# Need some advice on LGD



## Mossy Stone Farm (Jul 19, 2011)

It seems i may need to add another dog here to the farm.
My 1 1/2 yr old male is having a hard time watching over the place alone.
We have 7 acers on alot of it is woods and pastures.

Lots of coyotes have moved into the area, he is running alot more and looks a little beat.


Should i get a young male or female?

Should we get a pup or an older dog?

I am just wondering how he is going to adjust to another ?

Will he acpect another or am i asking for trouble?

Thanks for any inpute you can offer, He is a great dog and i don't want to step on his toes.

ps he is not fixed at this time...


----------



## cmjust0 (Jul 19, 2011)

Adult dogs tend to fight, and same-sex pairs tend to fight.  That's about the best we could come up with when looking for an LGD to add to a barnyard that was already inhabited by one *very* large, *very* dominant male Sarplaninac LGD..  So, we added a female Sarplaninac/Gr.

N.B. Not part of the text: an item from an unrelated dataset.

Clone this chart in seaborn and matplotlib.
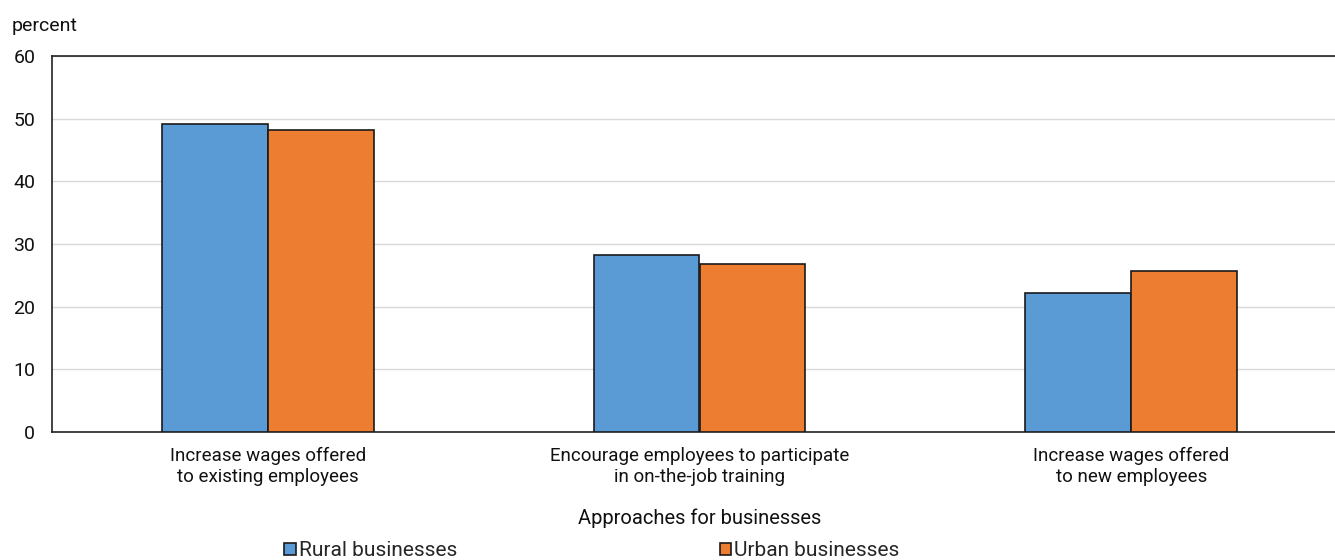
import matplotlib
matplotlib.use("Agg")
import matplotlib.pyplot as plt
import seaborn as sns
import pandas as pd
from matplotlib import font_manager

categories = [
    "Increase wages offered\nto existing employees",
    "Encourage employees to participate\nin on-the-job training",
    "Increase wages offered\nto new employees",
]
rural = [49.1, 28.2, 22.2]
urban = [48.2, 26.8, 25.7]
series_names = ["Rural businesses", "Urban businesses"]
colors = ["#5B9BD5", "#ED7D31"]

df = pd.DataFrame({
    "category": categories * 2,
    "value": rural + urban,
    "series": [series_names[0]] * 3 + [series_names[1]] * 3,
})

sns.set_theme(style="white")
names = {f.name for f in font_manager.fontManager.ttflist}
family = "Liberation Sans Narrow" if "Liberation Sans Narrow" in names else "Roboto"
plt.rcParams["font.family"] = [family, "DejaVu Sans"]

fig = plt.figure(figsize=(13.35, 5.6), dpi=100)
# plot area runs slightly past the right edge of the canvas
ax = fig.add_axes([52 / 1335, 1 - 432 / 560, (1347 - 52) / 1335, (432 - 56) / 560])

sns.barplot(data=df, x="category", y="value", hue="series", palette=colors,
            width=0.49, edgecolor="#1a1a1a", linewidth=1.2, ax=ax, zorder=3,
            saturation=1)

ax.set_ylim(0, 60)
ax.set_xlim(-0.5, 2.5)
ax.set_yticks(range(0, 61, 10))
ax.yaxis.grid(True, color="#d9d9d9", linewidth=1, zorder=0)
ax.tick_params(axis="y", labelsize=14, length=0, pad=12, colors="#111111")
ax.tick_params(axis="x", labelsize=13.5, length=0, pad=11, colors="#111111")
for s in ax.spines.values():
    s.set_color("#222222")
    s.set_linewidth(1.2)
ax.spines["right"].set_visible(False)

ax.set_ylabel("")
ax.set_xlabel("Approaches for businesses", fontsize=14.5, labelpad=16, color="#111111")
fig.text(12 / 1335, 1 - 26 / 560, "percent", fontsize=14, va="center", ha="left", color="#111111")

handles, labels = ax.get_legend_handles_labels()
ax.legend_.remove()
fig.legend(handles, labels, loc="center", bbox_to_anchor=(592 / 1335, 1 - 551 / 560), ncol=2,
           frameon=False, fontsize=15, handlelength=0.55, handleheight=0.55,
           handletextpad=0.15, columnspacing=12.6, borderaxespad=0)

fig.savefig("out.png", dpi=100)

Pyr. cross pup, about 5mo old..  Kinda figured 5mo was old enough to run and/or take a mild whoopin' if it came to it, but young enough to still be acceptable to an older dog.  Plus, it wasn't a male.

The first time they were in together, I half expected all hell to break loose..  What actually happened was the the big guy took one sniff of the lil gal, she cowered, he stood there looking at her like...really?...ugh...and then turned around and walked off.  She's been following him around like...well, like a puppy ever since.  When she's been in heat, it's a different story..  He follows her around and she eats him up one side and down the other (along with his food, if she so desires...he doesn't complain) but otherwise, she more or less bows to his size/authority and everybody gets along great.

And I gotta tell ya...there's nothing quite like having one dog at the gate barking at some threat or another and to hear, waaaaay off in the distance, the other dog start barking and see it come running like a lightning bolt to see what's up..  About 9 times of 10, the goats follow the dog in, too..  I won't say they *know* what the dogs are there for, but they at least know that when the dogs are barking....it's best to be near the dogs.


----------



## Mossy Stone Farm (Jul 19, 2011)

Thanks for in the insight CM

So a young female might be acepted a little better around 5 mos of age or younger?

I don't plan on having the Boy fixed at this time.

I know of a breeder who has Gr Pyr puppies due in the fall...


----------



## Roll farms (Jul 19, 2011)

DEFINITELY get a female...We got Edge when she was 8 wks and Razor was 4 (and fixed).  She went in w/ kids until she was about 12 wks (big enough to be a threat to them) and then in w/ Razor....he pretty much had the same reaction to her as CM's male did.  They just worked it out / never fought.

We got a male pup later and Razor (at 7) accepted him, too....all was fine until Tank hit about 1 yr old and then he started beating the ever loving snot out of Razor, just b/c he could.  I had to keep them seperated and we ended up selling the 2nd male after he bred Edge, and kept a male pup (who we neutered at 6 mos.).

Edge and her son Gus do the work now and get along fine.


----------



## lgdnevada (Jul 20, 2011)

I run brothers and sisters, opposite sexes and same sexes successfully.
It can be done, that's all I can say.


----------



## bucknercrestfarm (Jul 20, 2011)

Hey mossy were are you located? im in grapeview wa we have a bad cyot probem as well i have two male intack great pyrenees but there litter mates they do "bicker" and they are a year and a half we are bringing female and are prepareing for nast fights so we set up a kennel to slowly inroduce a new dog. do you have pyrenees? If you do you should contact greater pudget sound pyrenees club they can find you a good match and may even have one in rescue that could be purfect for you


----------